Newbie - Question - detachment
 
As I am new here and also at Al-Anon I have a question about detachment. I have been trying to practice detachment and have taken some baby steps in the right direction.

My question is: My husband goes back and forth - drinking and stopping. The stopping part is what is scary as he goes cold turkey and has had seizures the last three times. How do I detach from these situations? Watch him have a seizure and say to myself, he has to get help himself and maybe then watch him die in front of me? I read the power post on detachment and it helped clarify, but this particular thing gives me the most anxiety.

Thanks for all that can share a reponse or shed any light to help! cwohio

gemini32 07-23-2004 10:19 AM

[B]Boy I'm not sure about that one cwohio, For me I think I would help him with his seizures no matter how much it hurt me. I'd help a perfect stranger if I could. Does he need help when he is having them? If so help him as little as you can but still be there to back him up, you can always just dial a number and help can come for him. It is all up to you really, trust your gut feeling and do what feels right. We do not need to walk away when it is a medical problem, just the other little crap that so hurts us. Have straingth in your self and believe that you will know what to do when the time comes. If it don't work out, well then you know what not to do the next time. You will know what to do when you need to. This is not much, I am no big adviser but I hope in a small way it helps. There are so many other wise people here just keep getting your feelings out and your fears and you will find confort here.
Sending hugs your way, Gemini

cwohio 07-23-2004 11:11 AM

Thanks Gemini - basically that is my gut instinct. Hopefully some of the others who post on this board will give me some feedback too.

It's always a bit healing to know we are not alone. Thanks for responding.

cwohio

Teggie 07-23-2004 11:24 AM

Is rehab a possibility? where he could be in a controlled environment and have medical access if seizures occur? Has he seen the doctor as to why those seizures are happening? I understand your concerns, seizures are scary things to see and you are powerless alone to stop them.
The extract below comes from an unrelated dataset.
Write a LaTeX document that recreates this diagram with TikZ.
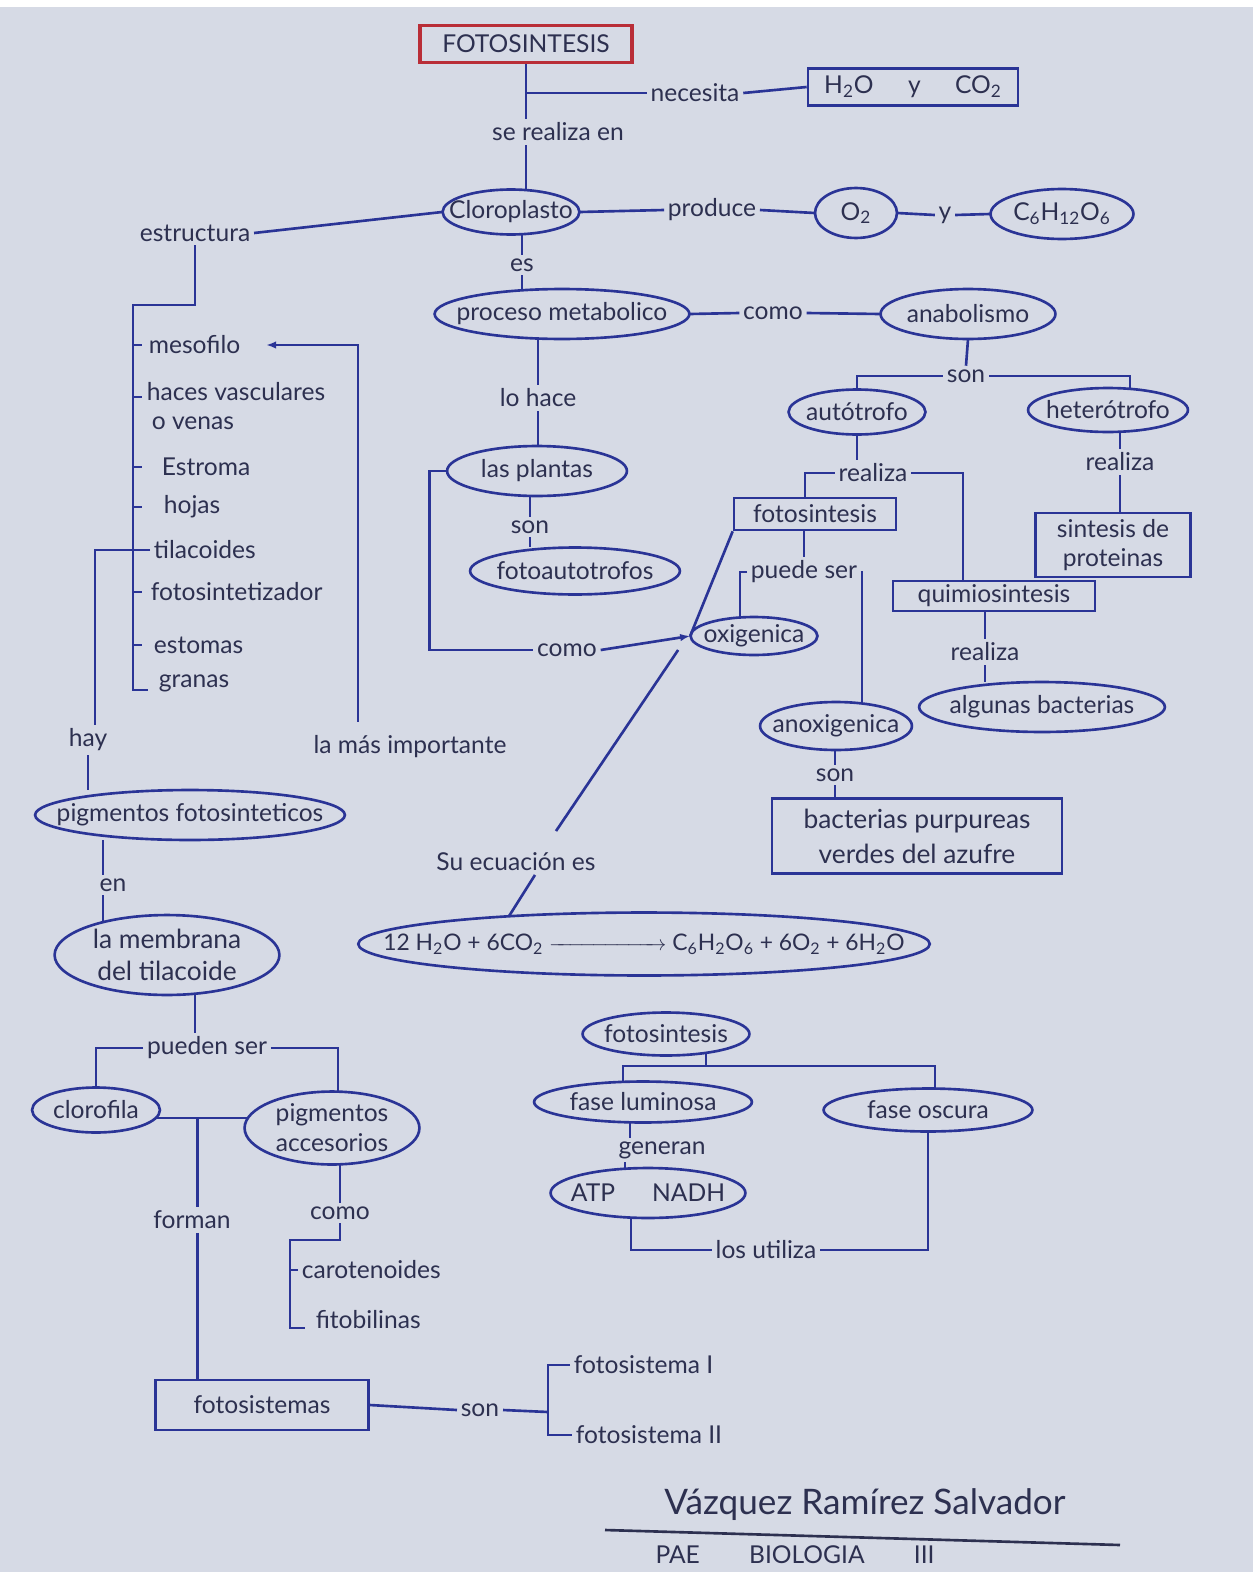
\documentclass[tikz,border=0pt]{standalone}
\usepackage{fontspec}
\usepackage{amsmath}
\setmainfont{Lato}
\usepackage{tikz}
\usetikzlibrary{arrows.meta,positioning,calc}
\definecolor{paper}{RGB}{214,218,229}
\definecolor{ink}{RGB}{42,52,150}
\definecolor{pencil}{RGB}{45,48,80}
\definecolor{redink}{RGB}{185,45,55}
\tikzset{
  handtext/.style={font=\fontsize{14}{17}\selectfont,text=pencil,align=center},
  linkword/.style={handtext,inner sep=2pt},
  link/.style={draw=ink,line width=1.5pt},
  arrowline/.style={link,-{Latex[length=2mm]}},
  ovalline/.style={draw=ink,line width=1.5pt},
  oval/.style 2 args={handtext,inner sep=0pt,minimum width=#1*0.02cm,minimum height=#2*0.02cm,
    append after command={\pgfextra{\draw[ovalline] (\tikzlastnode.center) ellipse [x radius=#1*0.01cm,y radius=#2*0.01cm];}}},
  conceptbox/.style 2 args={handtext,draw=ink,line width=1.5pt,inner sep=2pt,
    minimum width=#1*0.02cm,minimum height=#2*0.02cm},
  titlebox/.style={handtext,draw=redink,line width=1.8pt,minimum width=4.24cm,minimum height=0.74cm},
  listitem/.style={handtext,anchor=west,align=left,inner sep=2pt}
}
\begin{document}
\begin{tikzpicture}[x=0.02cm,y=-0.02cm]
  \fill[paper] (0,0) rectangle (1253,1572);
  \fill[white] (0,0) rectangle (1253,7);
  \useasboundingbox (0,0) rectangle (1253,1572);

  % upper part
  \node[titlebox] (foto) at (526,44) {FOTOSINTESIS};
  \node[linkword] (necesita) at (695,93) {necesita};
  \node[conceptbox={210}{37}] (agua) at (913,87) {H\textsubscript{2}O\hspace{1.4em}y\hspace{1.4em}CO\textsubscript{2}};
  \node[linkword] (serealiza) at (558,132) {se realiza en};
  \node[oval={137}{45}] (cloro) at (511,212) {Cloroplasto};
  \node[linkword] (produce) at (712,210) {produce};
  \node[oval={82}{50}] (otwo) at (856,213) {O\textsubscript{2}};
  \node[linkword] (yy) at (945,215) {y};
  \node[oval={143}{50}] (gluc) at (1062,214) {C\textsubscript{6}H\textsubscript{12}O\textsubscript{6}};
  \node[linkword] (estructura) at (195,233) {estructura};
  \node[linkword] (es) at (522,265) {es};
  \node[oval={255}{50}] (proceso) at (562,314) {proceso metabolico};
  \node[linkword] (como1) at (773,313) {como};
  \node[oval={175}{50}] (anab) at (968,314) {anabolismo};
  \node[linkword] (son1) at (966,376) {son};
  \node[oval={137}{45}] (auto) at (857,412) {autótrofo};
  \node[oval={160}{44}] (hetero) at (1108,410) {heterótrofo};
  \node[linkword] (realiza1) at (873,473) {realiza};
  \node[linkword] (realiza2) at (1120,462) {realiza};
  \node[conceptbox={155}{64}] (proteinas) at (1113,545) {sintesis de\\proteinas};
  \node[conceptbox={162}{32}] (fotobox) at (815,514) {fotosintesis};
  \node[conceptbox={202}{30}] (quimio) at (994,596) {quimiosintesis};
  \node[linkword] (puedeser) at (804,572) {puede ser};
  \node[oval={127}{38}] (oxi) at (754,636) {oxigenica};
  \node[oval={152}{48}] (anoxi) at (836,726) {anoxigenica};
  \node[linkword] (realiza3) at (985,652) {realiza};
  \node[oval={246}{50}] (algunas) at (1042,707) {algunas bacterias};
  \node[linkword] (son2) at (835,775) {son};
  \node[conceptbox={290}{75},font=\fontsize{15}{20}\selectfont] (bacterias) at (917,836) {bacterias purpureas\\verdes del azufre};

  % middle column
  \node[linkword] (lohace) at (538,398) {lo hace};
  \node[oval={180}{50}] (plantas) at (537,471) {las plantas};
  \node[linkword] (son3) at (530,527) {son};
  \node[oval={210}{47}] (fotoauto) at (575,571) {fotoautotrofos};
  \node[linkword] (como2) at (567,650) {como};
  \node[linkword] (suecuacion) at (516,862) {Su ecuación es};
  \node[oval={572}{63},font=\fontsize{13}{16}\selectfont] (ecuacion) at (644,944)
    {12 H\textsubscript{2}O + 6CO\textsubscript{2} $\xrightarrow{\hspace{2.1cm}}$ C\textsubscript{6}H\textsubscript{2}O\textsubscript{6} + 6O\textsubscript{2} + 6H\textsubscript{2}O};

  % left tree
  \node[listitem] (mesofilo) at (145,345) {mesofilo};
  \node[listitem] (haces) at (143,406) {haces vasculares\\\hspace{0.1cm}o venas};
  \node[listitem] (estroma) at (158,467) {Estroma};
  \node[listitem] (hojas) at (160,507) {hojas};
  \node[listitem] (tilacoides) at (150,550) {tilacoides};
  \node[listitem] (fotosintet) at (147,592) {fotosintetizador};
  \node[listitem] (estomas) at (150,645) {estomas};
  \node[listitem] (granas) at (155,683) {granas};
  \node[linkword] (masimportante) at (410,747) {la más importante};
  \node[linkword] (hay) at (88,740) {hay};
  \node[oval={310}{50}] (pigfoto) at (190,815) {pigmentos fotosinteticos};
  \node[linkword] (en) at (113,885) {en};
  \node[oval={225}{80},font=\fontsize{15}{18}\selectfont] (membrana) at (167,955) {la membrana\\del tilacoide};
  \node[linkword] (puedenser) at (207,1048) {pueden ser};
  \node[oval={128}{45}] (clorofila) at (96,1110) {clorofila};
  \node[oval={175}{73}] (pigacc) at (332,1128) {pigmentos\\accesorios};
  \node[linkword] (forman) at (192,1220) {forman};
  \node[linkword] (como3) at (340,1213) {como};
  \node[listitem] (carot) at (298,1270) {carotenoides};
  \node[listitem] (fitob) at (312,1320) {fitobilinas};
  \node[conceptbox={213}{50}] (fotosist) at (262,1405) {fotosistemas};
  \node[linkword] (son4) at (480,1410) {son};
  \node[listitem] (fsone) at (570,1365) {fotosistema I};
  \node[listitem] (fstwo) at (572,1435) {fotosistema II};

  % phases
  \node[oval={167}{43}] (fotosint2) at (666,1034) {fotosintesis};
  \node[oval={218}{41}] (luminosa) at (643,1102) {fase luminosa};
  \node[oval={209}{43}] (oscura) at (928,1110) {fase oscura};
  \node[linkword] (generan) at (662,1150) {generan};
  \node[oval={195}{50}] (atp) at (648,1193) {ATP\hspace{1.5em}NADH};
  \node[linkword] (utiliza) at (766,1250) {los utiliza};

  % signature
  \node[handtext,font=\fontsize{20}{24}\selectfont] (firma) at (865,1505) {Vázquez Ramírez Salvador};
  \node[handtext] (pae) at (795,1555) {PAE\hspace{2em}BIOLOGIA\hspace{2em}III};
  \coordinate (firmaleft) at (605,1530);
  \coordinate (firmaright) at (1120,1545);
  \draw[draw=pencil,line width=1.5pt] (firmaleft) -- (firmaright);

  % connectors, upper part
  \draw[link] (foto.south) -- (foto.south |- serealiza.north);
  \draw[link] (foto.south |- necesita) -- (necesita.west);
  \draw[link] (necesita.east) -- (agua.west);
  \draw[link] (foto.south |- serealiza.south) -- (foto.south |- cloro.north);
  \draw[link] (cloro.east) -- (produce.west);
  \draw[link] (produce.east) -- (otwo.west);
  \draw[link] (otwo.east) -- (yy.west);
  \draw[link] (yy.east) -- (gluc.west);
  \draw[link] (estructura.east) -- (cloro.west);
  \draw[link] (es.north |- cloro.south) -- (es.north);
  \draw[link] (es.south) -- (es.south |- proceso.north);
  \draw[link] (proceso.east) -- (como1.west);
  \draw[link] (como1.east) -- (anab.west);
  \draw[link] (anab.south) -- (son1.north);
  \draw[link] (son1.west) -| (auto.north);
  \draw[link] (son1.east) -| ($(hetero.north)+(22,0)$);
  \draw[link] (auto.south) -- (auto.south |- realiza1.north);
  \draw[link] (realiza1.west) -| ($(fotobox.north)+(-10,0)$);
  \draw[link] (realiza1.east) -| ($(quimio.north)+(-31,0)$);
  \draw[link] (realiza2.north |- hetero.south) -- (realiza2.north);
  \draw[link] (realiza2.south) -- (realiza2.south |- proteinas.north);
  \draw[link] (fotobox.south -| puedeser) -- (puedeser.north);
  \draw[link] (puedeser.west) -| ($(oxi.north)+(-14,0)$);
  \draw[link] (puedeser.east) -| ($(anoxi.north)+(26,0)$);
  \draw[link] (fotobox.south west) -- (oxi.west);
  \draw[link] (quimio.south -| realiza3) -- (realiza3.north);
  \draw[link] (realiza3.south) -- (realiza3.south |- algunas.north);
  \draw[link] (anoxi.south -| son2) -- (son2.north);
  \draw[link] (son2.south) -- (son2.south |- bacterias.north);

  % connectors, middle column
  \draw[link] (proceso.south -| lohace) -- (lohace.north);
  \draw[link] (lohace.south) -- (lohace.south |- plantas.north);
  \draw[link] (plantas.south -| son3) -- (son3.north);
  \draw[link] (son3.south) -- (son3.south |- fotoauto.north);
  \draw[link] (plantas.west) -- ++(-17,0) |- (como2.west);
  \draw[arrowline] (como2.east) -- (oxi.west);
  \draw[link] ($(oxi.west)+(-12,14)$) -- ($(suecuacion.north)+(40,-18)$);
  \draw[link] ($(suecuacion.south)+(19,0)$) -- ($(ecuacion.north)+(-135,4)$);

  % connectors, left tree
  \coordinate (spinetop) at (133,305);
  \coordinate (spinebot) at (133,690);
  \draw[link] (estructura.south) |- (spinetop) -- (spinebot) -- ++(15,0);
  \foreach \entry in {mesofilo,estroma,hojas,fotosintet,estomas}
    \draw[link] (spinetop |- \entry.west) -- ++(9,0);
  \draw[link] ($(spinetop |- haces.west)+(0,-9)$) -- ++(9,0);
  \draw[link] (tilacoides.west) -- ++(-55,0) coordinate (hayline) -- (hayline |- hay.north);
  \draw[link] (hay.south) -- (hay.south |- pigfoto.north);
  \draw[arrowline] ($(masimportante.north)+(-52,-10)$) |- ($(mesofilo.east)+(22,0)$);
  \draw[link] ($(pigfoto.south)+(-87,0)$) -- ($(en.north)+(-10,0)$);
  \draw[link] ($(en.south)+(-10,0)$) -- ($(membrana.north)+(-64,7)$);
  \draw[link] ($(membrana.south)+(28,-1)$) -- ($(puedenser.north)+(-12,0)$);
  \draw[link] (puedenser.west) -| (clorofila.north);
  \draw[link] (puedenser.east) -| ($(pigacc.north)+(6,1)$);
  \draw[link] ($(clorofila.east)+(-4,8)$) -- coordinate[pos=0.45] (formtop) ($(pigacc.west)+(3,-10)$);
  \draw[link] (formtop) -- (formtop |- forman.north);
  \draw[link] (formtop |- forman.south) -- (formtop |- fotosist.north);
  \draw[link] (pigacc.south -| como3) -- (como3.north);
  \coordinate (brk) at (290,1240);
  \draw[link] (como3.south) |- (brk) |- ($(fitob.west)+(-7,8)$);
  \draw[link] (brk |- carot.west) -- (carot.west);
  \draw[link] (fotosist.east) -- (son4.west);
  \coordinate (fsjoin) at (548,1412);
  \draw[link] (son4.east) -- (fsjoin);
  \draw[link] (fsone.west) -| (fsjoin) |- (fstwo.west);

  % connectors, phases
  \draw[link] ($(fotosint2.south)+(40,-2)$) -- ++(0,12) coordinate (fasejoin);
  \draw[link] (fasejoin) -| ($(luminosa.north)+(-20,0)$);
  \draw[link] (fasejoin) -| ($(oscura.north)+(7,0)$);
  \draw[link] ($(luminosa.south)+(-13,0)$) -- ($(generan.north)+(-32,0)$);
  \draw[link] ($(generan.south)+(-37,0)$) -- ($(atp.north)+(-23,1)$);
  \draw[link] ($(atp.south)+(-17,-1)$) |- (utiliza.west);
  \draw[link] (utiliza.east) -| (oscura.south);
\end{tikzpicture}
\end{document}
Sounds like he wants to quit drinking, and has tried? It it the seizures he feels that makes him go back to it??? Accck.......what a thought. Sounds like a trip to the doctor may be needed. Hugs! I hope it works out. Teggie

Zoey 07-23-2004 11:35 AM

CWOHIO... Myself I would prob call 911, prob you have a reason to not go that route??
Do you know much about seizures?? I sure don't. In case you need to know more go to JEEVES or GOOGLE search and put in seizures. I bet you have already researched those. Most are smarter on computer than I am. HUGS clancy46

cwohio 07-23-2004 11:45 AM

Teggie & Clancy

The seizures occur because of the withdrawal. He doesn't have them otherwise. It's just been the past 3 years or so that when he tries to stop seizures have been one of the symptoms.

I do and have called 911 each time it's happened. Of course, he doesn't want to go with them and I have been lucky enough to finally get him to agree to go to the hospital and i or a friend have taken him.

Thie last time was about a month ago and after 2 seizures, the 2nd time 911 came and checked his vitals but said they could not make him go with them.

I called the on call dr. for my AH's regular dr. and she said that the situation was not really negotiable and that she would call and make them take him to the hospital as it's very dangerous. I finally told my AH this and he agreed to go to emergency room.

We were ther for maybe an hour and a half and the dr. told him he should probably stay the night as he may have more seizures. Of course, my AH said he felt fine and we were going to leave and he had another major seizure and the dr. said he would not let him leave. He was in for 5 days and basically detoxed. He just started back to drinking in the past couple weeks.

Ok - enuff of my blabbering - just wanted to give the whole sordid tale so in case anyone else responds they have the whole story.